**Recorded data:**
# # # # # # #

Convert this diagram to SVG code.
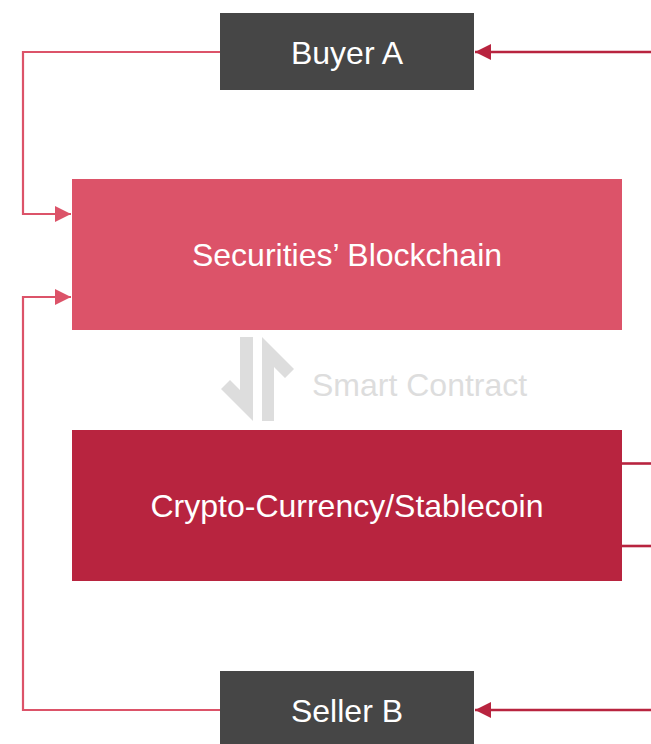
<svg xmlns="http://www.w3.org/2000/svg" width="651" height="744" viewBox="0 0 651 744">
<style>
.lbl{font-family:"Liberation Sans",Arial,sans-serif;font-size:32px;fill:#FFFFFF;text-anchor:middle}
.sc{font-family:"Liberation Sans",Arial,sans-serif;font-size:32px;fill:#DDDDDD}
.pink{fill:none;stroke:#DC5369;stroke-width:2.2}
.red{fill:none;stroke:#B8243F;stroke-width:2.6}
</style>
<defs>
<marker id="ap" markerUnits="userSpaceOnUse" markerWidth="17" markerHeight="17" refX="16" refY="8" orient="auto">
<path d="M0,0 L16,8 L0,16 Z" fill="#DC5369"/>
</marker>
<marker id="ar" markerUnits="userSpaceOnUse" markerWidth="17" markerHeight="17" refX="16" refY="8" orient="auto">
<path d="M0,0 L16,8 L0,16 Z" fill="#B8243F"/>
</marker>
</defs>
<rect width="651" height="744" fill="#FFFFFF"/>
<g id="connectors">
<path class="pink" d="M220,52 H23 V214 H71" marker-end="url(#ap)"/>
<path class="pink" d="M220,710 H23 V297 H71" marker-end="url(#ap)"/>
<path class="red" d="M651,52 H475" marker-end="url(#ar)"/>
<path class="red" d="M651,710 H475" marker-end="url(#ar)"/>
<path class="red" d="M622,463.5 H651"/>
<path class="red" d="M622,546 H651"/>
</g>
<g id="buyer-a">
<rect x="220" y="13" width="254" height="77" fill="#464646"/>
<text class="lbl" x="347" y="63.5">Buyer A</text>
</g>
<g id="securities-blockchain">
<rect x="72" y="179" width="550" height="151" fill="#DC5369"/>
<text class="lbl" x="347" y="266">Securities’ Blockchain</text>
</g>
<g id="smart-contract">
<polygon points="240,337 253,337 253,421 221,389 230,380 240,390" fill="#DDDDDD"/>
<polygon points="262,337 294,369 285,378 274,367 274,421 262,421" fill="#DDDDDD"/>
<text class="sc" x="312" y="395.5">Smart Contract</text>
</g>
<g id="crypto-currency">
<rect x="72" y="430" width="550" height="151" fill="#B8243F"/>
<text class="lbl" x="347" y="517">Crypto-Currency/Stablecoin</text>
</g>
<g id="seller-b">
<rect x="220" y="671" width="254" height="73" fill="#464646"/>
<text class="lbl" x="347" y="721.5">Seller B</text>
</g>
</svg>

# # # # # # #

**Exercise:** In your copy, leave out the pictures and reproduce the material above exactly.

**Task result:**
Convert this diagram to SVG code.
<svg xmlns="http://www.w3.org/2000/svg" width="651" height="744" viewBox="0 0 651 744">
<style>
.lbl{font-family:"Liberation Sans",Arial,sans-serif;font-size:32px;fill:#FFFFFF;text-anchor:middle}
.sc{font-family:"Liberation Sans",Arial,sans-serif;font-size:32px;fill:#DDDDDD}
.pink{fill:none;stroke:#DC5369;stroke-width:2.2}
.red{fill:none;stroke:#B8243F;stroke-width:2.6}
</style>
<defs>
<marker id="ap" markerUnits="userSpaceOnUse" markerWidth="17" markerHeight="17" refX="16" refY="8" orient="auto">
<path d="M0,0 L16,8 L0,16 Z" fill="#DC5369"/>
</marker>
<marker id="ar" markerUnits="userSpaceOnUse" markerWidth="17" markerHeight="17" refX="16" refY="8" orient="auto">
<path d="M0,0 L16,8 L0,16 Z" fill="#B8243F"/>
</marker>
</defs>
<rect width="651" height="744" fill="#FFFFFF"/>
<g id="connectors">
<path class="pink" d="M220,52 H23 V214 H71" marker-end="url(#ap)"/>
<path class="pink" d="M220,710 H23 V297 H71" marker-end="url(#ap)"/>
<path class="red" d="M651,52 H475" marker-end="url(#ar)"/>
<path class="red" d="M651,710 H475" marker-end="url(#ar)"/>
<path class="red" d="M622,463.5 H651"/>
<path class="red" d="M622,546 H651"/>
</g>
<g id="buyer-a">
<rect x="220" y="13" width="254" height="77" fill="#464646"/>
<text class="lbl" x="347" y="63.5">Buyer A</text>
</g>
<g id="securities-blockchain">
<rect x="72" y="179" width="550" height="151" fill="#DC5369"/>
<text class="lbl" x="347" y="266">Securities’ Blockchain</text>
</g>
<g id="smart-contract">
<polygon points="240,337 253,337 253,421 221,389 230,380 240,390" fill="#DDDDDD"/>
<polygon points="262,337 294,369 285,378 274,367 274,421 262,421" fill="#DDDDDD"/>
<text class="sc" x="312" y="395.5">Smart Contract</text>
</g>
<g id="crypto-currency">
<rect x="72" y="430" width="550" height="151" fill="#B8243F"/>
<text class="lbl" x="347" y="517">Crypto-Currency/Stablecoin</text>
</g>
<g id="seller-b">
<rect x="220" y="671" width="254" height="73" fill="#464646"/>
<text class="lbl" x="347" y="721.5">Seller B</text>
</g>
</svg>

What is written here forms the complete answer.